Los periodistas figuran también entre las víctimas de la crisis: ven como se debilitan las redacciones, como pierden talento y se limitan las capacidades y el atractivo de la profesión, y sufren despidos y precariedad crecientes. Todo esto complica el futuro del periodismo y su propio carácter, que no es otro que ofrecer el relato y la interpretación de la actualidad. Precisamente, cuando los ciudadanos necesitan más información ordenada, más elementos de juicio con fuste, en unas sociedades más complejas e interdependientes, el periodismo se debilita, pierde credibilidad e influencia e incluso ve amenazado su futuro.
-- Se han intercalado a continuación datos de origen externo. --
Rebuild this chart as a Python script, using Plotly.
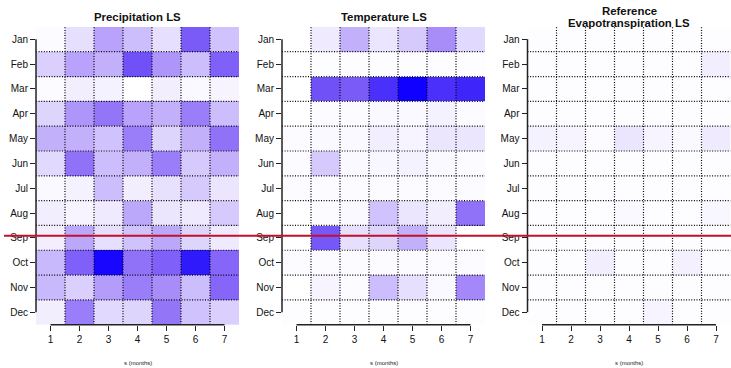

Algunos sostienen, con más fatalismo que argumentos, que el periodismo ha muerto y que el análisis del actual desempeño de la profesión tiene más de autopsia que de punto de partida para una regeneración, porque lo que viene es radicalmente diferente, una disrupción. Pero otros muchos, por el contrario, creen que la regeneración es posible y que, cuando menos, merece la pena intentarlo.
La misión fundamental del periodista es construir y ofrecer un relato de la actualidad de forma casi instantánea; contar lo que ocurre y ponerlo a disposición de los ciudadanos; explicar cada día lo que ha pasado que puede interesar, presentarlo de forma inteligente y sugestiva para que se pueda entender, “desafiando la certeza perezosa, la sabiduría convencional y la complacencia con ese escepticismo que presta la experiencia y algunas equivocaciones”.
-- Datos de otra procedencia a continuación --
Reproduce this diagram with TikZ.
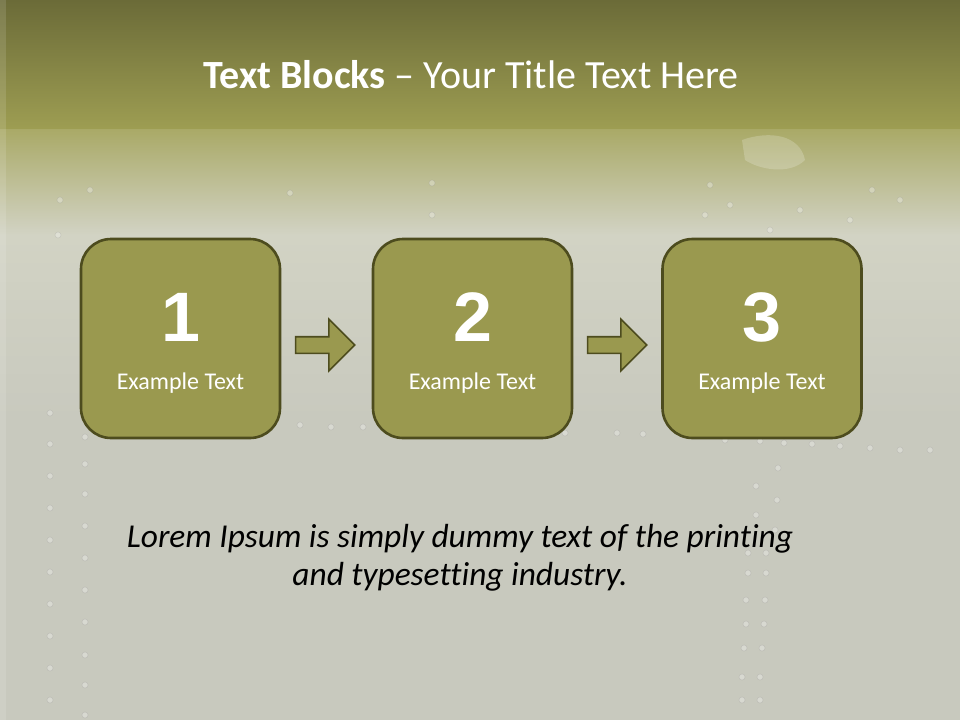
\documentclass[tikz,border=0pt]{standalone}
\usepackage{fontspec}
\setmainfont[Ligatures=NoCommon]{Carlito}
\newfontfamily\numfont{Liberation Sans}
\usetikzlibrary{shapes.arrows,calc}
\definecolor{bandtop}{HTML}{6B6B38}
\definecolor{bandbot}{HTML}{9D9D52}
\definecolor{fadetop}{HTML}{A9A966}
\definecolor{fademid}{HTML}{D2D3C4}
\definecolor{plate}{HTML}{C8C9BE}
\definecolor{boxfill}{HTML}{9A994F}
\definecolor{boxline}{HTML}{4D4C1E}
\tikzset{
  stepbox/.style={draw=boxline, line width=2.6pt, fill=boxfill, rounded corners=30pt,
    minimum width=199pt, minimum height=199pt, inner sep=0pt},
  blockarrow/.style={single arrow, draw=boxline, line width=1.6pt, fill=boxfill,
    minimum height=59pt, inner sep=7.5pt, single arrow head extend=17.5pt,
    single arrow tip angle=90},
  numtext/.style={text=white, font=\numfont\bfseries\fontsize{70}{70}\selectfont, inner sep=0pt},
  labtext/.style={text=white, font=\fontsize{24}{28}\selectfont, inner sep=0pt},
  rivet/.style={fill=white, fill opacity=0.3, draw=black!50, draw opacity=0.2, line width=0.6pt}
}
\begin{document}
\begin{tikzpicture}[x=1pt,y=-1pt]
\useasboundingbox (0,0) rectangle (960,720);
% background
\fill[plate] (0,0) rectangle (960,720);
\shade[top color=fadetop, bottom color=fademid] (0,128) rectangle (960,235);
\shade[top color=fademid, bottom color=plate] (0,235) rectangle (960,420);
\shade[top color=bandtop, bottom color=bandbot] (0,0) rectangle (960,128);
\fill[white, opacity=0.12] (0,0) rectangle (6,720);
% rivets
\foreach \x/\y in {432/183,432/215,290/193,300/425,331/427,363/427,565/433,617/433,643/434,725/440,760/441,784/443,812/444,840/446,870/448,900/450,930/450,
  778/468,756/486,777/500,756/515,775/530,748/553,766/553,748/573,766/573,746/600,765/600,746/624,764/624,744/648,762/648,742/677,760/677,742/700,760/700,
  50/413,50/444,50/476,50/508,50/540,50/572,50/604,50/636,50/668,50/700,
  85/437,85/464,85/494,85/526,85/558,85/590,85/622,85/655,85/685,85/715,
  60/200,58/235,90/190,710/185,705/215,730/205,770/230,800/210,850/220,872/190,900/200}
  \filldraw[rivet] (\x,\y) circle (3pt);
\fill[white, opacity=0.2] (742,140) .. controls (770,130) and (800,135) .. (805,160) .. controls (790,175) and (760,170) .. (745,160) -- cycle;
% title
\node[text=white, font=\fontsize{40}{44}\selectfont, anchor=base, inner sep=0pt] (title) at (471,88)
  {\textbf{Text Blocks} – Your Title Text Here};
% boxes
\node[stepbox] (b1) at (180.5,338.5) {};
\node[stepbox] (b2) at (472.5,338.5) {};
\node[stepbox] (b3) at (762,338.5) {};
\foreach \b/\n in {b1/1,b2/2,b3/3}{
  \node[numtext] (n\b) at ($(\b.center)+(0,-21)$) {\n};
  \node[labtext, anchor=base] (l\b) at ($(\b.center)+(0,51)$) {Example Text};
}
% arrows
\node[blockarrow] (a1) at (321,345) {};
\node[blockarrow] (a2) at (613,345) {};
% body text
\node[font=\itshape\fontsize{33.4}{38}\selectfont, align=center, text=black, anchor=base, inner sep=0pt] (body) at (460,585)
  {Lorem Ipsum is simply dummy text of the printing\\and typesetting industry.};
\end{tikzpicture}
\end{document}
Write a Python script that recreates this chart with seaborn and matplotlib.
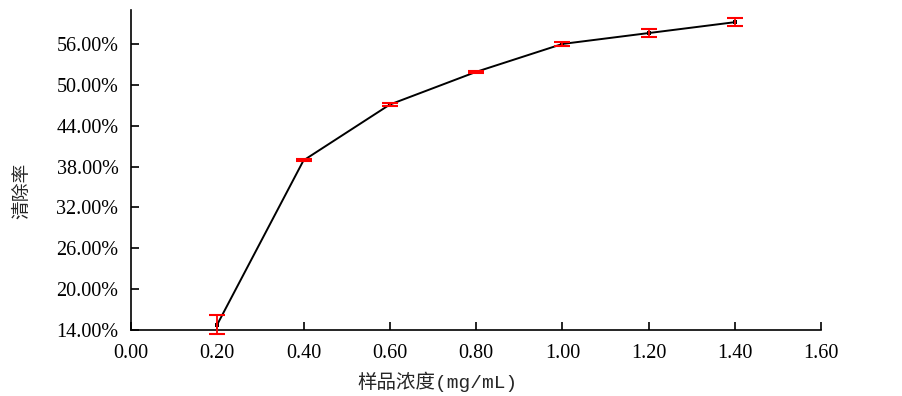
import numpy as np
import pandas as pd
import seaborn as sns
import matplotlib
matplotlib.use('Agg')
import matplotlib.pyplot as plt
from matplotlib.ticker import FuncFormatter

# values
concentration = [0.2, 0.4, 0.6, 0.8, 1.0, 1.2, 1.4]
clearance = [14.8, 38.9, 47.1, 51.9, 56.0, 57.6, 59.2]
error = [1.4, 0.15, 0.2, 0.2, 0.25, 0.6, 0.6]

x_ticks = [0.0, 0.2, 0.4, 0.6, 0.8, 1.0, 1.2, 1.4, 1.6]
y_ticks = [14, 20, 26, 32, 38, 44, 50, 56]


def plot(df):
    sns.set_style("ticks")
    plt.rcParams['font.family'] = ['Liberation Serif', 'Noto Sans CJK SC']
    fig = plt.figure(figsize=(9.03, 3.96), dpi=100)
    ax = fig.add_axes([0.145, 0.1667, 0.7645, 0.8083])

    sns.lineplot(data=df, x='conc', y='rate', color='black', linewidth=1.4,
                 marker='s', markersize=3, markeredgewidth=0, ax=ax)
    ax.errorbar(df['conc'], df['rate'], yerr=df['err'], fmt='none',
                ecolor='red', elinewidth=1.3, capsize=5.5, capthick=1.5,
                clip_on=False, zorder=3)

    ax.set_xlim(0, 1.6)
    ax.set_ylim(14, 61)
    ax.set_xticks(x_ticks)
    ax.set_yticks(y_ticks)
    ax.xaxis.set_major_formatter(FuncFormatter(lambda v, p: f'{v:.2f}'))
    ax.yaxis.set_major_formatter(FuncFormatter(lambda v, p: f'{v:.2f}%'))
    ax.tick_params(direction='in', length=6, width=1.2, labelsize=14.5,
                   colors='black')
    ax.tick_params(axis='x', pad=10)
    ax.tick_params(axis='y', pad=9)

    for s in ['top', 'right']:
        ax.spines[s].set_visible(False)
    for s in ['left', 'bottom']:
        ax.spines[s].set_linewidth(1.2)
        ax.spines[s].set_color('black')

    ax.set_xlabel('样品浓度(mg/mL)', fontsize=14,
                  family=['Liberation Mono', 'Noto Sans CJK SC'])
    ax.set_ylabel('清除率', fontsize=13.5, family=['Noto Sans CJK SC'])
    ax.xaxis.set_label_coords(0.4435, -0.13)
    ax.yaxis.set_label_coords(-0.1435, 0.435)

    fig.savefig('out.png', dpi=100)
    plt.close(fig)


if __name__ == "__main__":
    data = pd.DataFrame({'conc': concentration, 'rate': clearance, 'err': error})
    plot(data)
Además, el periodista debe hacer su trabajo “pausadamente y con autoridad”, en curiosa y sugestiva definición. “Pausadamente” tiene más que ver con ese desapasionamiento que evita las ofuscaciones que con la rapidez, uno de los requisitos de la información, una fortaleza y debilidad que forma parte de la naturaleza del oficio. “Autoridad” ganada con el buen trabajo, que proporciona credibilidad y reputación, lo cual pasa por seleccionar, ordenar, clasificar y distinguir los acontecimientos, y también por sortear los intentos de manipulación, simulación o engaño de cuantos acampan cerca del periodismo, con medios y procedimientos cada vez más intrusivos. Cuando el periodismo no consigue superar esos obstáculos, su carácter se desvanece para convertirse en propaganda. Orwell, parafraseando a un poderoso editor británico, sentenció: “Periodismo es publicar lo que alguien quiere que no se publique. Lo demás son relaciones públicas”.
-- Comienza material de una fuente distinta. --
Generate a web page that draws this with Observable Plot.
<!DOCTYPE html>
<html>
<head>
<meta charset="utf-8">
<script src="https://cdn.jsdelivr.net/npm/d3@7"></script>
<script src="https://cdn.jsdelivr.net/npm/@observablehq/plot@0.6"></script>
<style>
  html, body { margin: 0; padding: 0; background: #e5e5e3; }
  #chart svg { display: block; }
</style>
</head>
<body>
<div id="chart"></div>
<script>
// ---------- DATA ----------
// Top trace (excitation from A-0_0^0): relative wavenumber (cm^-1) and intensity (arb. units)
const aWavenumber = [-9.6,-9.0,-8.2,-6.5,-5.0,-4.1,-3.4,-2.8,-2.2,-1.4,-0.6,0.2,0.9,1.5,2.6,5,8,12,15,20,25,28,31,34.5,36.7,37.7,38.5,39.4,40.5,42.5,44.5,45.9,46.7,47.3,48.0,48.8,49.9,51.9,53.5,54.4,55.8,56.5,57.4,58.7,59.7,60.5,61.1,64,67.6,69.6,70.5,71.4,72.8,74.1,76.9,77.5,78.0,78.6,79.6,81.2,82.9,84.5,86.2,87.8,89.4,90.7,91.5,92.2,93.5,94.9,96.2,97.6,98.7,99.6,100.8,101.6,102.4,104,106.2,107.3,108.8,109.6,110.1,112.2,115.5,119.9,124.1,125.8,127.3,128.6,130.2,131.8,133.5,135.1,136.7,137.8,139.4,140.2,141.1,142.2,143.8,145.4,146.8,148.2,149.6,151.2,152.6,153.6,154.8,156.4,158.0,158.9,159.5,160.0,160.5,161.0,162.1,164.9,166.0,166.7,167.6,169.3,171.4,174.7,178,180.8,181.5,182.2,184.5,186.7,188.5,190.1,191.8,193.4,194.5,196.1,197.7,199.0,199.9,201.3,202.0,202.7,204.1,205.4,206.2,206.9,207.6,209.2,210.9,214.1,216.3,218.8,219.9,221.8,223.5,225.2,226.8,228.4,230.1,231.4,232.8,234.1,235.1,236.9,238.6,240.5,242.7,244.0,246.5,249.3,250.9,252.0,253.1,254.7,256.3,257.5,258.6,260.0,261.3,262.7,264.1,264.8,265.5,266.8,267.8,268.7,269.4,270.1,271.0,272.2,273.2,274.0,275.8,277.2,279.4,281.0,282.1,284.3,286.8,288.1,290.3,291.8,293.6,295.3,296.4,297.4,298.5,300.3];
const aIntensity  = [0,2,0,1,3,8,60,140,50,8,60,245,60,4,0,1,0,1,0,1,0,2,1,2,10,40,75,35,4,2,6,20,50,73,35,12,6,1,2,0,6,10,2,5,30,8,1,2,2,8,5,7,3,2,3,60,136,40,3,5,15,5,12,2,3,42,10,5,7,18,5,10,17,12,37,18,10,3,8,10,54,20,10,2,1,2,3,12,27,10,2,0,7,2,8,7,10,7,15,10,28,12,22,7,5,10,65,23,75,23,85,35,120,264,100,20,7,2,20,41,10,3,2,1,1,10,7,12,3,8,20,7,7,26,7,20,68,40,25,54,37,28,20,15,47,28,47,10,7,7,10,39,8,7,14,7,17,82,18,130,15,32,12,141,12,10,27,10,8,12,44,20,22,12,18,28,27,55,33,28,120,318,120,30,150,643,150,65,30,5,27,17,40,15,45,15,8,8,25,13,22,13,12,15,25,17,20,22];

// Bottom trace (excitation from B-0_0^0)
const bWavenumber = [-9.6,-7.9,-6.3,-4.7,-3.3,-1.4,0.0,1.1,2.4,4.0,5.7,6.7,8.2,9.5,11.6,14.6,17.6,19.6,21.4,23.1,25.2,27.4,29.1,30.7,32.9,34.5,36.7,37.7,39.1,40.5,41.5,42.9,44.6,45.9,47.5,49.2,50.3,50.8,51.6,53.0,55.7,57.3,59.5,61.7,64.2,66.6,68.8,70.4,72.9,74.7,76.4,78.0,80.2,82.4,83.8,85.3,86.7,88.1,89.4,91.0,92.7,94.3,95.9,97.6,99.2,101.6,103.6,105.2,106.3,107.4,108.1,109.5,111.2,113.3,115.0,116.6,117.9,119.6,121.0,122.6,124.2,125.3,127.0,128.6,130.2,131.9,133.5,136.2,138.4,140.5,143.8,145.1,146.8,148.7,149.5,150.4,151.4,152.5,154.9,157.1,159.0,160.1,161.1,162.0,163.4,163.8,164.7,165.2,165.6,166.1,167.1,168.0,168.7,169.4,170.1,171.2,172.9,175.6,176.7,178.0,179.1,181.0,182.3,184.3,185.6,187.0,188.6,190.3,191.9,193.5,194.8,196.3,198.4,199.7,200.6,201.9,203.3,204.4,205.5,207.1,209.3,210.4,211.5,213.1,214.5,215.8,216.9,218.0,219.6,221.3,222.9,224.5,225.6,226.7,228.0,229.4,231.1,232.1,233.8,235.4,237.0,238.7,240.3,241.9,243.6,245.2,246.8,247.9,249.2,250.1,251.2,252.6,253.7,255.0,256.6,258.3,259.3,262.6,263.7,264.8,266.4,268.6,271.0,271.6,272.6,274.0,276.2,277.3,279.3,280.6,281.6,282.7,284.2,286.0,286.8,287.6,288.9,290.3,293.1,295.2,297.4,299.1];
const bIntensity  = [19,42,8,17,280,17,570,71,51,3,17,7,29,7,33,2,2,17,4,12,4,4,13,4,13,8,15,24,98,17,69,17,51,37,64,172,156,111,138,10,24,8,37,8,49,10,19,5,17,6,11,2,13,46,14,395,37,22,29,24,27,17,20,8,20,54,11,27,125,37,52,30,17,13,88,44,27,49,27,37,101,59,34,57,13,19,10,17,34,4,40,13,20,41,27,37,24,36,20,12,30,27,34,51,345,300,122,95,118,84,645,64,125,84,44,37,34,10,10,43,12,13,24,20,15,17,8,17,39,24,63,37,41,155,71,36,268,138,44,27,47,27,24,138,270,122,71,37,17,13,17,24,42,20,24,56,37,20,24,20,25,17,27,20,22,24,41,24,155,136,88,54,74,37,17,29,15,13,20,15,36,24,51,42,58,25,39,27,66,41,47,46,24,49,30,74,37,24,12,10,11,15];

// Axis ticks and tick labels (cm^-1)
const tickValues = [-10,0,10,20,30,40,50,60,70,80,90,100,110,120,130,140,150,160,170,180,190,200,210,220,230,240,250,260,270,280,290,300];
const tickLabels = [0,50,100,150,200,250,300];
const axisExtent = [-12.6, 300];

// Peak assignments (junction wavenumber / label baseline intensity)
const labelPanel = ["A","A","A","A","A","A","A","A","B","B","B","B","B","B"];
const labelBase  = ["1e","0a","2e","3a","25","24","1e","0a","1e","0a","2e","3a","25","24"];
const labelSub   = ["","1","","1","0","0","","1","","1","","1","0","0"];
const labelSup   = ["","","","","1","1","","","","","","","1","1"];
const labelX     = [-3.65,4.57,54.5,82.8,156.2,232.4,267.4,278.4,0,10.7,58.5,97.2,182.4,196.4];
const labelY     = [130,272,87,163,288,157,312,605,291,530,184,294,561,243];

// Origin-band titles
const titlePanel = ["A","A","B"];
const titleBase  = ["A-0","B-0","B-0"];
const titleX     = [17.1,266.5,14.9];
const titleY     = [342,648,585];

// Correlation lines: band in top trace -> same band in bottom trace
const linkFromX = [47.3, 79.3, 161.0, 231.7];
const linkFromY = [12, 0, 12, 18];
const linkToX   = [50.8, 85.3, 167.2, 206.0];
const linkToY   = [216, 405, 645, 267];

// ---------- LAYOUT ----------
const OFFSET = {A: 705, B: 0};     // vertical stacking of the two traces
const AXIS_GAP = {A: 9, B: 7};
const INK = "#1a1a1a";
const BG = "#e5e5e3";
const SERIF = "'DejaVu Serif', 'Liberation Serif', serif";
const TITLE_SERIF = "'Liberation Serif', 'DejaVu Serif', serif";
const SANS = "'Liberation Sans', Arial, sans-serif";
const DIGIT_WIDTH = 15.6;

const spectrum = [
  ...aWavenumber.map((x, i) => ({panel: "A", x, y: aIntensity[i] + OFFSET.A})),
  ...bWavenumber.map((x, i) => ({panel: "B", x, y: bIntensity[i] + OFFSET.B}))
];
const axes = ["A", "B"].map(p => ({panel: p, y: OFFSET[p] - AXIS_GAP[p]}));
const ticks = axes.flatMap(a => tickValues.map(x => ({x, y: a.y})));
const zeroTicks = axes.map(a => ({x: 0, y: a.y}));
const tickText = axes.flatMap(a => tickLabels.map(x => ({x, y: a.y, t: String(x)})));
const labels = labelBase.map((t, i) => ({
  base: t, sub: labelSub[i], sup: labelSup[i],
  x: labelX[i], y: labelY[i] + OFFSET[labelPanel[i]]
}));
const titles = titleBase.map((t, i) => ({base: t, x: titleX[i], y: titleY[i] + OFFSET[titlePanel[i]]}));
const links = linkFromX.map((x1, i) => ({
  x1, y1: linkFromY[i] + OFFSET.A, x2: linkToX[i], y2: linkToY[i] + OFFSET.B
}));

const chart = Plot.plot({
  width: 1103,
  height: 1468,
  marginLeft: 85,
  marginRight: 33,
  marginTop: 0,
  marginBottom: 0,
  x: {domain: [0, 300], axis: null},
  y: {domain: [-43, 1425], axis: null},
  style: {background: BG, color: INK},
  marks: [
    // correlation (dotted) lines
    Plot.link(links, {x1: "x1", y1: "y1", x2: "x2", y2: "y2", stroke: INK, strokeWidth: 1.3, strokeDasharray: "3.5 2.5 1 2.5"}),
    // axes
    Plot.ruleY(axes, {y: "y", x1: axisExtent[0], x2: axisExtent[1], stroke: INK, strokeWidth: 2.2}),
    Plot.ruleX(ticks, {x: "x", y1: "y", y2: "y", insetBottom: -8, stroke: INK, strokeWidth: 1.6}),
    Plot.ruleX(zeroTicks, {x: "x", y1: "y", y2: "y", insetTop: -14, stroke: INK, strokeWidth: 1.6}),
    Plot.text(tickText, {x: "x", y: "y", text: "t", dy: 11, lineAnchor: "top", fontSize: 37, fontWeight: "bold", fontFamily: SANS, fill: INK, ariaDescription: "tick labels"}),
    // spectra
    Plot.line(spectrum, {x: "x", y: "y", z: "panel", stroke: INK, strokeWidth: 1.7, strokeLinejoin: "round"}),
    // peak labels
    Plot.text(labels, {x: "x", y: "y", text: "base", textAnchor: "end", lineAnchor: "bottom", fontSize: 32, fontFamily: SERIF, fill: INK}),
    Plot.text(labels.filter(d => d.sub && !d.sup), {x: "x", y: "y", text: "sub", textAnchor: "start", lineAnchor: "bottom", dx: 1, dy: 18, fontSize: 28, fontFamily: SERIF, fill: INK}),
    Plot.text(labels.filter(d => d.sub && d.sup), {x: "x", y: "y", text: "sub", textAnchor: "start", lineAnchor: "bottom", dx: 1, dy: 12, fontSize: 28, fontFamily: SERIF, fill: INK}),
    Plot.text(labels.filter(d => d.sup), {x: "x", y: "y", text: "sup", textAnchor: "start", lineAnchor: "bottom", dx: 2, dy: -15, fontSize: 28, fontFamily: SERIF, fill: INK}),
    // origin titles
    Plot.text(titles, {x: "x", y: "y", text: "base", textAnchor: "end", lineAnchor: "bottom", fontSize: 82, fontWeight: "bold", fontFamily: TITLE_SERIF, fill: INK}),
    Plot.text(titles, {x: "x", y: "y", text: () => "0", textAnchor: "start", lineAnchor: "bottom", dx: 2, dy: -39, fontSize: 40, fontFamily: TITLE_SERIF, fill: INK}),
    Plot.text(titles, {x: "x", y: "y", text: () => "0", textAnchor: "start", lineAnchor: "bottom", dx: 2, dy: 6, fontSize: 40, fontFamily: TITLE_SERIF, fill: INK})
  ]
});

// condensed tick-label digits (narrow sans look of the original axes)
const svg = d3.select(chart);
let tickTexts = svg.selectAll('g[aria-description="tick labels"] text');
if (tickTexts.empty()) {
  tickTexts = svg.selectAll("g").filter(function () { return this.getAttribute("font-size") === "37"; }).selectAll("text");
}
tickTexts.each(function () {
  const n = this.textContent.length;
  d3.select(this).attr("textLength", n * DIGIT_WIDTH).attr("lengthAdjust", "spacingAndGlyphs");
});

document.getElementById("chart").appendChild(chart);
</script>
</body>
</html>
Michael Ignatieff, que ha sido cocinero y fraile, periodista, académico y político, afirmó en su discurso ante el entonces príncipe Felipe y un centenar de periodistas españoles al recibir el premio Francisco Cerecedo en Madrid: “¿Qué es exactamente esta ambigua profesión a la que honramos esta noche? Nació con la libertad burguesa en la Europa del siglo XVII y se hizo mayor de edad en los cafés y bolsas de Londres, París, Ámsterdam y Madrid. Hoy en día el periodismo continúa tal y como nació, mezclando publicidad y escándalo, asesinato y mercancía, chismes y rumores con la aguda y dolorosa verdad […]. Un periodismo que no defienda su derecho a ofender, que no pellizque narices y se ría del emperador desnudo, no merece ser defendido. Igualmente, un periodismo que no defienda a los débiles se convierte pronto en una herramienta del poder. Un periodismo demasiado arrogante como para truncar carreras sin un fin justificado, encontrará que su propia existencia es una miseria”. Descripción que puede parecer algo cínica, pero que es realista. Periodismo de calle y trinchera, el más genuino, incardinado en la vida cotidiana, aunque con singular grandeza. Un reciente libro de Ignatieff relata su experiencia como político candidato a presidir el gobierno canadiense. Narra la compleja relación entre periodistas y políticos y uno de los problemas actuales del periodismo y de la política: la dificultad para explicar lo relevante.
La tarea básica del periodismo es proporcionar información: hechos ciertos, verificados, significativos, y presentarlos de forma atractiva y comprensible. Hechos sobre los que, a renglón seguido, el periodista debe “añadir valor”, contextualizar para entender, incluso los posibles efectos y consecuencias, algunas no previstas. Por el “valor añadido”, los ciudadanos retribuyen el trabajo del periodista, y de esta forma sustentan su independencia, que es esencial para el buen trabajo profesional. Sin “añadir valor”, no habrá retribución ni será posible la independencia.
Robert Picard señalaba en un artículo publicado en mayo de 2009: “En el fondo, los periodistas merecen ganar poco. Los salarios son una remuneración por la creación de valor. Y los periodistas, sencillamente, no están creando mucho en los últimos tiempos”. Una proposición que no ha merecido debate en las redacciones, ni en los consejos de las empresas editoras, pero que sería útil para salir del actual laberinto y acreditar que el periodismo sigue vigente en el nuevo siglo, que merece la pena regenerar la profesión teniendo en cuenta su carácter y sus viejos valores en la sociedad del conocimiento y la información.